M. Naouri explique qu'il s'est totalement investi pendant 20 ans dans le développement de Publicis. Il était officiellement pressenti pour être le successeur de M. Levy dès 2011. Le mandant de M. Levy ayant été reconduit, il lui a été proposé par Mme Badinter de prendre la suite de M. Levy en 2015 et de préparer ce plan de succession. Mais cette proposition ne reflétait pas la réalité, puisqu'en secret un rapprochement avec Omnicom était préparé, rendant sans objet le plan de succession en cours.

Publicis fait valoir que le comportement de M. Naouri, essentiellement dicté par ses intérêts personnels et son image aux dépens des missions qui lui étaient dévolues, a conduit la société à devoir se séparer de lui. Publicis fait valoir que ses résultats se sont dégradés, qu'il n'a pas adhéré au projet de fusion avec Omicom, et qu'il s'est même comporté de façon négative, voire hostile. Enfin, Publicis souligne l'importance des divergences de vues sur l'évolution de carrière de M. Naouri entre ce dernier et Mme Badinter, justifiant à elle seule le licenciement.

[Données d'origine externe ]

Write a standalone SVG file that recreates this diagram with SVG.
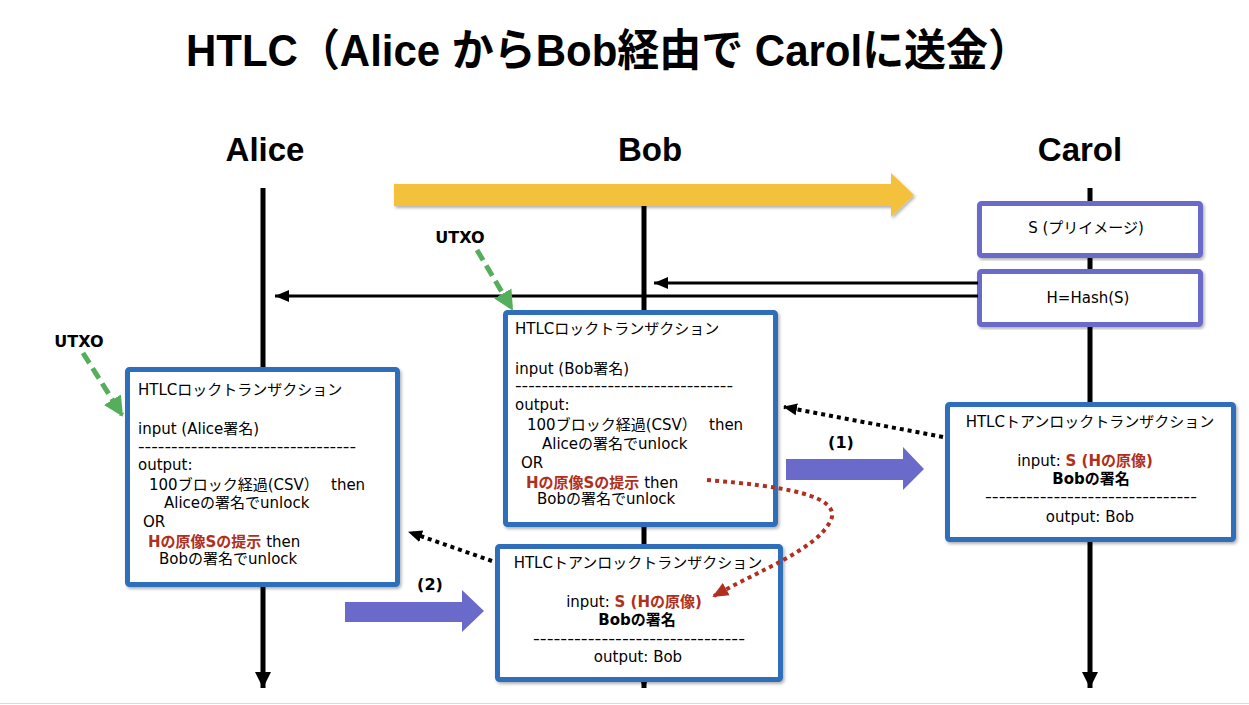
<svg xmlns="http://www.w3.org/2000/svg" width="1249" height="705" viewBox="0 0 1249 705">
<style>
.title{font-family:"Liberation Sans","Noto Sans CJK JP",sans-serif;font-weight:bold;font-size:44px;fill:#000}
.hdr{font-family:"Liberation Sans",sans-serif;font-weight:bold;font-size:33px;fill:#000;text-anchor:middle}
.t{font-family:"DejaVu Sans","Noto Sans CJK JP",sans-serif;font-size:15px;fill:#000;white-space:pre}
.c{text-anchor:middle}
.b{font-weight:bold}
.red{fill:#B03020;font-weight:bold}
.lbl{font-family:"DejaVu Sans",sans-serif;font-weight:bold;font-size:16px;fill:#000}
.box{fill:#fff;stroke:#2F6EBA;stroke-width:5}
.pbox{fill:#fff;stroke:#6B6BC8;stroke-width:5}
.life{stroke:#000;stroke-width:5;fill:none}
</style>
<defs>
<filter id="sh" x="-10%" y="-10%" width="120%" height="120%">
<feDropShadow dx="1.5" dy="2" stdDeviation="1.5" flood-color="#000" flood-opacity="0.3"/>
</filter>
<marker id="ah" markerUnits="userSpaceOnUse" markerWidth="16" markerHeight="16" refX="14" refY="8" orient="auto">
<path d="M0,2 L14,8 L0,14 Z" fill="#000"/>
</marker>
<marker id="ahd" markerUnits="userSpaceOnUse" markerWidth="16" markerHeight="16" refX="13" refY="8" orient="auto">
<path d="M0,2 L14,8 L0,14 Z" fill="#000"/>
</marker>
<marker id="ahr" markerUnits="userSpaceOnUse" markerWidth="18" markerHeight="18" refX="14" refY="9" orient="auto">
<path d="M0,2 L16,9 L0,16 Z" fill="#B03020"/>
</marker>
<marker id="ahg" markerUnits="userSpaceOnUse" markerWidth="22" markerHeight="22" refX="18" refY="11" orient="auto">
<path d="M0,1 L20,11 L0,21 Z" fill="#55AE5C"/>
</marker>
<marker id="ahl" markerUnits="userSpaceOnUse" markerWidth="18" markerHeight="20" refX="16" refY="9" orient="auto">
<path d="M0,1 L16,9 L0,17 Z" fill="#000"/>
</marker>
</defs>
<rect x="0" y="0" width="1249" height="705" fill="#fff"/>
<line x1="0" y1="703.5" x2="1249" y2="703.5" stroke="#d9d9d9" stroke-width="1"/>

<text class="title" x="186" y="66" textLength="844" lengthAdjust="spacingAndGlyphs">HTLC（Alice からBob経由で Carolに送金）</text>

<g id="lifelines">
<text class="hdr" x="265" y="161">Alice</text>
<text class="hdr" x="650" y="161">Bob</text>
<text class="hdr" x="1080" y="161">Carol</text>
<line class="life" x1="263" y1="188" x2="263" y2="688" marker-end="url(#ahl)"/>
<line class="life" x1="644" y1="206" x2="644" y2="688" marker-end="url(#ahl)"/>
<line class="life" x1="1090" y1="188" x2="1090" y2="688" marker-end="url(#ahl)"/>
</g>

<g id="carol-s">
<rect class="pbox" x="979.5" y="203.5" width="221" height="52" rx="2" filter="url(#sh)"/>
<text class="t c" x="1086" y="233">S (プリイメージ)</text>
</g>
<g id="carol-hash">
<rect class="pbox" x="979.5" y="271.5" width="221" height="53" rx="2" filter="url(#sh)"/>
<text class="t c" x="1088" y="303">H=Hash(S)</text>
</g>

<g id="alice-lock">
<rect class="box" x="127.5" y="369.5" width="270" height="215" rx="2" filter="url(#sh)"/>
<text class="t" x="138" y="395">HTLCロックトランザクション</text>
<text class="t" x="138" y="434">input (Alice署名)</text>
<text class="t" x="138" y="452" textLength="218" lengthAdjust="spacingAndGlyphs">---------------------------------</text>
<text class="t" x="138" y="470">output:</text>
<text class="t" x="149" y="490">100ブロック経過(CSV）<tspan x="331">then</tspan></text>
<text class="t" x="164" y="508">Aliceの署名でunlock</text>
<text class="t" x="143" y="527">OR</text>
<text class="t" x="148" y="547"><tspan class="red">Hの原像Sの提示</tspan> then</text>
<text class="t" x="159" y="564">Bobの署名でunlock</text>
</g>

<g id="bob-lock">
<rect class="box" x="505.5" y="312.5" width="270" height="212" rx="2" filter="url(#sh)"/>
<text class="t" x="515" y="334">HTLCロックトランザクション</text>
<text class="t" x="515" y="374">input (Bob署名)</text>
<text class="t" x="515" y="391" textLength="218" lengthAdjust="spacingAndGlyphs">---------------------------------</text>
<text class="t" x="515" y="410">output:</text>
<text class="t" x="527" y="430">100ブロック経過(CSV）<tspan x="709">then</tspan></text>
<text class="t" x="542" y="449">Aliceの署名でunlock</text>
<text class="t" x="521" y="468">OR</text>
<text class="t" x="526" y="488"><tspan class="red">Hの原像Sの提示</tspan> then</text>
<text class="t" x="537" y="504">Bobの署名でunlock</text>
</g>

<g id="bob-unlock">
<rect class="box" x="497.5" y="546.5" width="283" height="133" rx="2" filter="url(#sh)"/>
<text class="t c" x="638" y="568">HTLCトアンロックトランザクション</text>
<text class="t c" x="634" y="607">input: <tspan class="red">S (Hの原像)</tspan></text>
<text class="t c b" x="637" y="625">Bobの署名</text>
<text class="t" x="533" y="644" textLength="212" lengthAdjust="spacingAndGlyphs">-------------------------------</text>
<text class="t c" x="638" y="662">output: Bob</text>
</g>

<g id="carol-unlock">
<rect class="box" x="947.5" y="404.5" width="286" height="135" rx="2" filter="url(#sh)"/>
<text class="t c" x="1090" y="427">HTLCトアンロックトランザクション</text>
<text class="t c" x="1085" y="466">input: <tspan class="red">S (Hの原像)</tspan></text>
<text class="t c b" x="1091" y="484">Bobの署名</text>
<text class="t" x="985" y="502" textLength="212" lengthAdjust="spacingAndGlyphs">-------------------------------</text>
<text class="t c" x="1090" y="522">output: Bob</text>
</g>

<g id="connectors">
<path d="M394,184 L891,184 L891,173 L914,195 L891,217 L891,206 L394,206 Z" fill="#F4C13C" filter="url(#sh)"/>
<line x1="978" y1="283" x2="654" y2="283" stroke="#000" stroke-width="3" marker-end="url(#ah)"/>
<line x1="978" y1="296" x2="275" y2="296" stroke="#000" stroke-width="3" marker-end="url(#ah)"/>
<line x1="477" y1="250" x2="512" y2="309" stroke="#55AE5C" stroke-width="5" stroke-dasharray="12 6" marker-end="url(#ahg)"/>
<line x1="83" y1="353" x2="122" y2="415" stroke="#55AE5C" stroke-width="5" stroke-dasharray="12 6" marker-end="url(#ahg)"/>
<line x1="943" y1="437" x2="784" y2="407" stroke="#000" stroke-width="4" stroke-dasharray="4 4" marker-end="url(#ahd)"/>
<line x1="492" y1="561" x2="409" y2="532" stroke="#000" stroke-width="4" stroke-dasharray="4 4" marker-end="url(#ahd)"/>
<path d="M707,480 C780,486 845,495 830,522 C815,550 760,570 714,596" fill="none" stroke="#B03020" stroke-width="4" stroke-dasharray="4 4" marker-end="url(#ahr)"/>
<path d="M786,459 L903,459 L903,447 L924,469 L903,490 L903,480 L786,480 Z" fill="#6A6ACB"/>
<path d="M345,602 L462,602 L462,590 L484,611 L462,632 L462,622 L345,622 Z" fill="#6A6ACB"/>
<text class="lbl" x="841" y="448" text-anchor="middle">(1)</text>
<text class="lbl" x="430" y="590" text-anchor="middle">(2)</text>
<text class="lbl" x="460" y="243" text-anchor="middle">UTXO</text>
<text class="lbl" x="79" y="347" text-anchor="middle">UTXO</text>
</g>
</svg>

Sur ce, le conseil des prud'hommes décide:
M. Naouri occupait un des postes les plus élevés de la société. Cela induit une adhésion complète et affichée à la politique de la société et aux projets entrepris. Il est constaté des divergences notables entre M. Naouri et Mme Badinter. Ces divergences étaient suffisamment importantes pour conduire les parties prenantes à engager des échanges en vue d'un départ négocié. Ces divergences ont altéré le lien de subordination, et conduit à la dégradation des relations contractuelles. Elles ont eu pour conséquence d'altérer la cohésion au sein de la direction générale et la présidence, et rendu ainsi impossible le maintien de M. Naouri sur les fonctions occupées. Le licenciement repose sur une cause réelle et sérieuse".